§ **Working data**:
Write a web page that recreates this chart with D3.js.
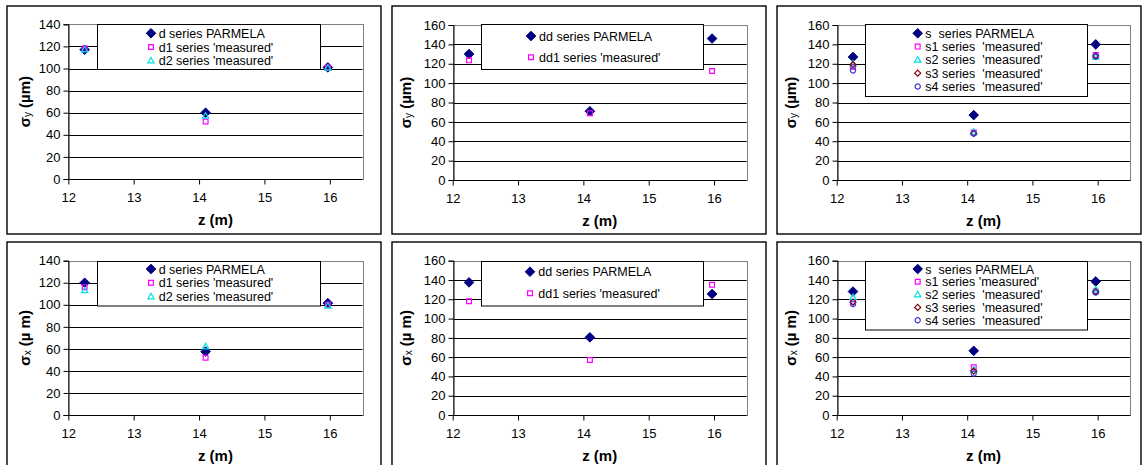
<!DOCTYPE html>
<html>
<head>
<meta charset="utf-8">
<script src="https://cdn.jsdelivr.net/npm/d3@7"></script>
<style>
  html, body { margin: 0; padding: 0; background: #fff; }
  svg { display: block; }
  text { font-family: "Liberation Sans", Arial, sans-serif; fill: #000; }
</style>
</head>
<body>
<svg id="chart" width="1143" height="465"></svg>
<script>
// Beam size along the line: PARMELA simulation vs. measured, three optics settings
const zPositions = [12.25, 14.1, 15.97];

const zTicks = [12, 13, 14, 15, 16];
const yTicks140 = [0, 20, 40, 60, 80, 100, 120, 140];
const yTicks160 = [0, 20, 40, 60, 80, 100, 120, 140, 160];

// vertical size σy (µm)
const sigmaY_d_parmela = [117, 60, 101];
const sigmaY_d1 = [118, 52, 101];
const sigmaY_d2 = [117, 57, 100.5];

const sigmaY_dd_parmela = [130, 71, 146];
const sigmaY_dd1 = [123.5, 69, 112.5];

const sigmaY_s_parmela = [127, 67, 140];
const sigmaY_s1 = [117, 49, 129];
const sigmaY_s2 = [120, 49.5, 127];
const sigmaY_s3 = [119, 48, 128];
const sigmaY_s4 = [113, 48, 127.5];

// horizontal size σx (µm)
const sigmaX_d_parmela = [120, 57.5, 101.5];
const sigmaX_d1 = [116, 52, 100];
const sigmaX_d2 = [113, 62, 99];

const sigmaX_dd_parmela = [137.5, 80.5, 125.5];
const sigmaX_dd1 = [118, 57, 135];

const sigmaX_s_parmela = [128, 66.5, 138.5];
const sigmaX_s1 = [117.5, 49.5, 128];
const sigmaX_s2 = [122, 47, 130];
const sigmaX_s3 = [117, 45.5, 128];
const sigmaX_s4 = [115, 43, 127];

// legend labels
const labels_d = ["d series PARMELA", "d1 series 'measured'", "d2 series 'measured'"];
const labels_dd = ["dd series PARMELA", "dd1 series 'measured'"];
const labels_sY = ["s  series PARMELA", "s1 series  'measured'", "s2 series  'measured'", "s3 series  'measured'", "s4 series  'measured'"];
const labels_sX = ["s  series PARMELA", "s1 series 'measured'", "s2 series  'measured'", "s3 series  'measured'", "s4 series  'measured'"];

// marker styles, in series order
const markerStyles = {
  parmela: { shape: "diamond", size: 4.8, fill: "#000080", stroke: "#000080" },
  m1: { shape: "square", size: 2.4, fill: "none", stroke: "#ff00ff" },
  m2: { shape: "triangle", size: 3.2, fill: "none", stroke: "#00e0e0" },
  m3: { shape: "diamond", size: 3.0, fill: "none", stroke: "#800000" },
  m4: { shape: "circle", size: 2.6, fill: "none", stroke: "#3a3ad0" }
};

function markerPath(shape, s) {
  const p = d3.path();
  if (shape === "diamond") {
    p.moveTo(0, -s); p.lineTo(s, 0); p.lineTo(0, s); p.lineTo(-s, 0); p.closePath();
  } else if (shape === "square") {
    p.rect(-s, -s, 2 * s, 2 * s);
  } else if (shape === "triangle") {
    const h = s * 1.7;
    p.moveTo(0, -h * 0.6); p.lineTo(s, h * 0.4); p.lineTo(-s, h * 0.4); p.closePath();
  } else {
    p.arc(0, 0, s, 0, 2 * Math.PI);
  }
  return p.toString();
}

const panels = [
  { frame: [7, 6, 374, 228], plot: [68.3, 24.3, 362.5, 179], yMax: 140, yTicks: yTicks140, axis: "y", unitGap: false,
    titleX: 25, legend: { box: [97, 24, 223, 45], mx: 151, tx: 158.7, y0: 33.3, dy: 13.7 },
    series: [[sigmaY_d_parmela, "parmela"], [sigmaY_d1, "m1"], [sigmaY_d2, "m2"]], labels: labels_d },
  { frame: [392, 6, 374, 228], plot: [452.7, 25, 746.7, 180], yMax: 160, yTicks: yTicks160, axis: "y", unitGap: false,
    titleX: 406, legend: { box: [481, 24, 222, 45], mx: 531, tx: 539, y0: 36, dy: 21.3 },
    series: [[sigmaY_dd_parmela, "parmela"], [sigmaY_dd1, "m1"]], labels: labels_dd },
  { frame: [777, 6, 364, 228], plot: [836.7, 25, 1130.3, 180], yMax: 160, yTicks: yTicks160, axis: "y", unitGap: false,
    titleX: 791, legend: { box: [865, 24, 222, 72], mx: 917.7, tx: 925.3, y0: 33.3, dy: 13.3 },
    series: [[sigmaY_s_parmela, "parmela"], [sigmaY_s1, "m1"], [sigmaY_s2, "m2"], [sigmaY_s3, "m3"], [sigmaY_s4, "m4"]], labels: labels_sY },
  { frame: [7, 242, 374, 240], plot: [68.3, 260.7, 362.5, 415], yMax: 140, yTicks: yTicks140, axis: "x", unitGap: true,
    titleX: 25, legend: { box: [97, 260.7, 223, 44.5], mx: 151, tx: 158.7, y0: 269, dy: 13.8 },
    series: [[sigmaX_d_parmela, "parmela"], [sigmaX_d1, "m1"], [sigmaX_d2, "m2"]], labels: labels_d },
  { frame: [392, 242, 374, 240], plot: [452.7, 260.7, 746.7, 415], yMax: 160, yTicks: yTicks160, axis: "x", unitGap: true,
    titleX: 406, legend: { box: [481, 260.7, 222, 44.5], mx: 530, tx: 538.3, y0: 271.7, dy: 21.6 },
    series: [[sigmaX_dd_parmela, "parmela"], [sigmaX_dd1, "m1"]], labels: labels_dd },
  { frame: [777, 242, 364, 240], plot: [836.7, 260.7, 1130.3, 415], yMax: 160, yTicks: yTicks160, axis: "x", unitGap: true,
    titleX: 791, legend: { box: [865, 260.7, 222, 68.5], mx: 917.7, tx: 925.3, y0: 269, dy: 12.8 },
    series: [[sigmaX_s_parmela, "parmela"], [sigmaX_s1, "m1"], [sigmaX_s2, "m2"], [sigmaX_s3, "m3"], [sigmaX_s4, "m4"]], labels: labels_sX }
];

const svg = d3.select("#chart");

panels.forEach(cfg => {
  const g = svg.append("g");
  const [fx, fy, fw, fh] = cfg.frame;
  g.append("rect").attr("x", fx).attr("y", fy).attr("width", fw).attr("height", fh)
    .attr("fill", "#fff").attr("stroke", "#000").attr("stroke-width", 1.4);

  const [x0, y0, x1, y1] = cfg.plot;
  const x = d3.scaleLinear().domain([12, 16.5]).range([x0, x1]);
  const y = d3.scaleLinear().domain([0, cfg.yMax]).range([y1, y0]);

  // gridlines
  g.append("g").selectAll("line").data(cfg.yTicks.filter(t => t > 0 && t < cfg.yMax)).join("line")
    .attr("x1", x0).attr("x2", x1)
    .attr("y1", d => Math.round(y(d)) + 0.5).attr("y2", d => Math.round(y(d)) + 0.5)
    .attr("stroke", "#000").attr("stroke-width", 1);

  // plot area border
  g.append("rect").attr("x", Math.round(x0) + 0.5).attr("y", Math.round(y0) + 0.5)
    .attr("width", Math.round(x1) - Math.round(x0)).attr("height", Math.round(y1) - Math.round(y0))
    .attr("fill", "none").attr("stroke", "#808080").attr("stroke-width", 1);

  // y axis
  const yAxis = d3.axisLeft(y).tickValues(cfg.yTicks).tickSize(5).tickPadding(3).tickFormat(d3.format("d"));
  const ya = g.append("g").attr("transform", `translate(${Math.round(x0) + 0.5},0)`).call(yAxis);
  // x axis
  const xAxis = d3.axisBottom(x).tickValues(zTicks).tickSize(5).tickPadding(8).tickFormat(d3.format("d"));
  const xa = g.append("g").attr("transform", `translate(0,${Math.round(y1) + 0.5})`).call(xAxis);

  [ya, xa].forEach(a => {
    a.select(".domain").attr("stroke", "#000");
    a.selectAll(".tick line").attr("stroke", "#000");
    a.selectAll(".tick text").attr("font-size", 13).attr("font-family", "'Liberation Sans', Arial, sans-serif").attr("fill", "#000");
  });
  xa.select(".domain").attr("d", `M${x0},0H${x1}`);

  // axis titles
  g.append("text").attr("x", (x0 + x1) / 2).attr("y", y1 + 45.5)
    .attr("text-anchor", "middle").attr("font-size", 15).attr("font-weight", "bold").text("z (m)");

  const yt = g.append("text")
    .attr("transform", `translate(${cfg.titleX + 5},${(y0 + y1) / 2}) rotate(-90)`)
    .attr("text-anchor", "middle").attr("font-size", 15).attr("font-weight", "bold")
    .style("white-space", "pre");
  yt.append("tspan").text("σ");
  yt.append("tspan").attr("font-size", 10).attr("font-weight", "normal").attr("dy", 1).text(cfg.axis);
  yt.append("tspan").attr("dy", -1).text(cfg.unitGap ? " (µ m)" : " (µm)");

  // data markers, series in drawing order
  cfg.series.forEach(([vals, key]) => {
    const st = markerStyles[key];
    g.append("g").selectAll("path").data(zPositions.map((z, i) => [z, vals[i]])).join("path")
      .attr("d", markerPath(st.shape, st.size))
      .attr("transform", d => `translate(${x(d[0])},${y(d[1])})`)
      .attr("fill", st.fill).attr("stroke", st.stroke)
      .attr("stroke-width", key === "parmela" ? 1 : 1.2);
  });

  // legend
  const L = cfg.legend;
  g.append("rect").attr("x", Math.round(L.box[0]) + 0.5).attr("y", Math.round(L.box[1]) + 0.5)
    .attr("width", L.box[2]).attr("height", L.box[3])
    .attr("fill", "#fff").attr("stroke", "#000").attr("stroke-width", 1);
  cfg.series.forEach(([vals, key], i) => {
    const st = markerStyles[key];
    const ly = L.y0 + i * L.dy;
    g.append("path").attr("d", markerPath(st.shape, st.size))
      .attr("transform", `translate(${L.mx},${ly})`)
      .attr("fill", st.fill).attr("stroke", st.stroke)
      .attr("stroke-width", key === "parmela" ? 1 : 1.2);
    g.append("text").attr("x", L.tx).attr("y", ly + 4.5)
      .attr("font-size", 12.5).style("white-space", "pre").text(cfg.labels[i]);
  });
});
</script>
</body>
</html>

* * *

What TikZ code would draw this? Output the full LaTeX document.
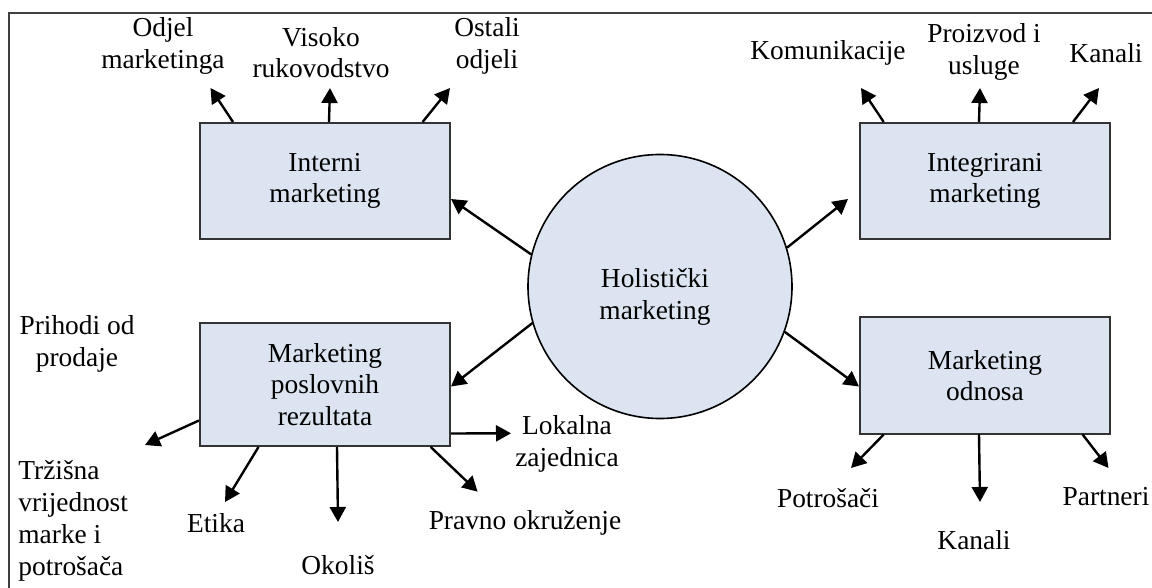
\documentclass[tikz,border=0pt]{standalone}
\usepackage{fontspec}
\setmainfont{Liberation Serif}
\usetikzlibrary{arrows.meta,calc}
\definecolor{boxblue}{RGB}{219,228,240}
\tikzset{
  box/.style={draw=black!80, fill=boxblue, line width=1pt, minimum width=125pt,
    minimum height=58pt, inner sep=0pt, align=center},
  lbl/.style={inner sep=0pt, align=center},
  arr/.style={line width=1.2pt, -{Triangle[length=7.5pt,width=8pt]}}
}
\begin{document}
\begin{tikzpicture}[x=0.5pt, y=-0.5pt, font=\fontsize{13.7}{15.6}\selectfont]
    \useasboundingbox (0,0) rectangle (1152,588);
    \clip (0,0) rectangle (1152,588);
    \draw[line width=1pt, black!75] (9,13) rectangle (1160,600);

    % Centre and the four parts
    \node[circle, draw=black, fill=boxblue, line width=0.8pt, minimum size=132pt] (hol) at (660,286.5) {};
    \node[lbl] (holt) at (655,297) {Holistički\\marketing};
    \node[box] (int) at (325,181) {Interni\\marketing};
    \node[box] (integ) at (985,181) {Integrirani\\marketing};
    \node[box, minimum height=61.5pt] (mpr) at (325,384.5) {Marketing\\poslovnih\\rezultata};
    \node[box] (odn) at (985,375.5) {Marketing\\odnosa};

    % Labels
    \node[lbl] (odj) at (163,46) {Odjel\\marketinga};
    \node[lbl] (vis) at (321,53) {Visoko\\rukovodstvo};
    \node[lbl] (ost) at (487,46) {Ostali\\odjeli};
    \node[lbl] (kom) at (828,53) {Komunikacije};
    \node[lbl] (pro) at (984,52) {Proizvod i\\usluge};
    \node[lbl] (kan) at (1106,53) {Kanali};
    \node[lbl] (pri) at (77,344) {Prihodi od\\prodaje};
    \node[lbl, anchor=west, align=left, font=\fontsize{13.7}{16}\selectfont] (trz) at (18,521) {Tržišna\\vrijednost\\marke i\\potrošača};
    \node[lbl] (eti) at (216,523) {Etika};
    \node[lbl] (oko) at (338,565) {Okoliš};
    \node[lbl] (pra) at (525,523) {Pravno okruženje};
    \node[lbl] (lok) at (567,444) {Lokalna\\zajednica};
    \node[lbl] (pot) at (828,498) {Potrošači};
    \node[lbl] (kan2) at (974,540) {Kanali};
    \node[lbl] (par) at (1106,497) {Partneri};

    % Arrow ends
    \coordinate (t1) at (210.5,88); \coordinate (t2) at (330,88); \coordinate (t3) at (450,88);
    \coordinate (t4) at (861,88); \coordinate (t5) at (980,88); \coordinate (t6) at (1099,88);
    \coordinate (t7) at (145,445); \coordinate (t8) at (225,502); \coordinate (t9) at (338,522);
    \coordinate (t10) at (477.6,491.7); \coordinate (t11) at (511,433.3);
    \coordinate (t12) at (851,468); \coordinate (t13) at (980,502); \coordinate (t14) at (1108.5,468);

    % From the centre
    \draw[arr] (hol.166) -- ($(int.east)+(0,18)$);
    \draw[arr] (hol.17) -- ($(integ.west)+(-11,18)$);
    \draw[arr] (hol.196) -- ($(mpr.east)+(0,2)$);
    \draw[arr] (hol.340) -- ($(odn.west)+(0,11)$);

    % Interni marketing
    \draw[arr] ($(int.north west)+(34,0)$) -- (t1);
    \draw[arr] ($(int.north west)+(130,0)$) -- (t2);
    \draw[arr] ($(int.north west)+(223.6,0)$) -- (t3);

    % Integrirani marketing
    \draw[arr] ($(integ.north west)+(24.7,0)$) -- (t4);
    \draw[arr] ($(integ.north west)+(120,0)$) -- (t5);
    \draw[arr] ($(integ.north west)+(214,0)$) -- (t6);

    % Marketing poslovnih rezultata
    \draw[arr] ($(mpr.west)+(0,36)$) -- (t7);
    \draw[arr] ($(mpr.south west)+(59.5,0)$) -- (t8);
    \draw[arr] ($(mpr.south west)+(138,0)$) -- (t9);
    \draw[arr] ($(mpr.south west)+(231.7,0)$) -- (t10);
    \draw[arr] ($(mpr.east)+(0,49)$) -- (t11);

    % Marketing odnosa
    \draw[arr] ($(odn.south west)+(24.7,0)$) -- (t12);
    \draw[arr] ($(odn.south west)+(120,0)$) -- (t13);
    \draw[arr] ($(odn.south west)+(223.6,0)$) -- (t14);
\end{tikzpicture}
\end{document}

--

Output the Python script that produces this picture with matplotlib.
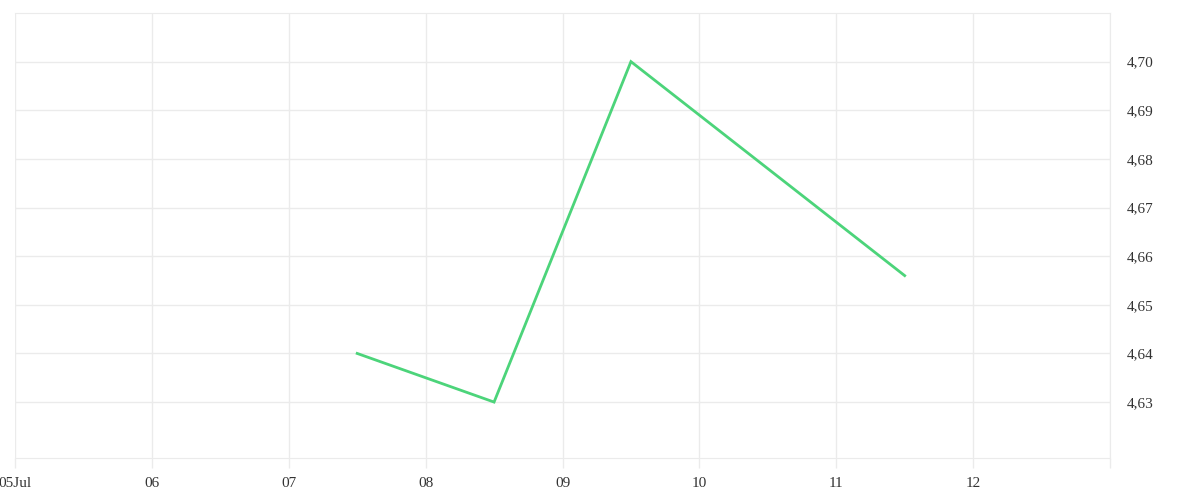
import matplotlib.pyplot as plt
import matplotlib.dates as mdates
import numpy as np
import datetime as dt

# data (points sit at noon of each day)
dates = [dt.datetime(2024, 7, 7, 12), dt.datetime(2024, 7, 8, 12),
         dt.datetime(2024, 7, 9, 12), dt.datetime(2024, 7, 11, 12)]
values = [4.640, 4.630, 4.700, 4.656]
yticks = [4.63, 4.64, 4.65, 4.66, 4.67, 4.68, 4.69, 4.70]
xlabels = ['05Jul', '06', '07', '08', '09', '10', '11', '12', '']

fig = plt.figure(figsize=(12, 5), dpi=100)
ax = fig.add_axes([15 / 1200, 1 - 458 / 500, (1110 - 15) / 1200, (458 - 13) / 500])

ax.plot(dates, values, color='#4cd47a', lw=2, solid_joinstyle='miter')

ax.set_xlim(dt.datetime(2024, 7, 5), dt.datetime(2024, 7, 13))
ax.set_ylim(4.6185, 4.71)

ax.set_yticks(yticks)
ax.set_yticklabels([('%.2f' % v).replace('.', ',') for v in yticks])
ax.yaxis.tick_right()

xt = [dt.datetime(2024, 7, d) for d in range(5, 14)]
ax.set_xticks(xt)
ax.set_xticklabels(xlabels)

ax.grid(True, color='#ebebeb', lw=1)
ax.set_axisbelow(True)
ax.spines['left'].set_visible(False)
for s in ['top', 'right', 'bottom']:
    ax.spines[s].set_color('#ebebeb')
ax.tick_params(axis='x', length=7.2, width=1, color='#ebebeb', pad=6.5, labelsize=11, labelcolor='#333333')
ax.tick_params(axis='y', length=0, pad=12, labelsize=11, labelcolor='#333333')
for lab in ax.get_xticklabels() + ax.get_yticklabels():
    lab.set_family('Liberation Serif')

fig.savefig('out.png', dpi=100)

§ **Exercise goal**:
Only the lines from the one containing "Output the Python" down to the one containing "import datetime as dt" should be copied, exactly and with both ends kept. Drop the pictures.

§ **Final answer**:
Output the Python script that produces this picture with matplotlib.
import matplotlib.pyplot as plt
import matplotlib.dates as mdates
import numpy as np
import datetime as dt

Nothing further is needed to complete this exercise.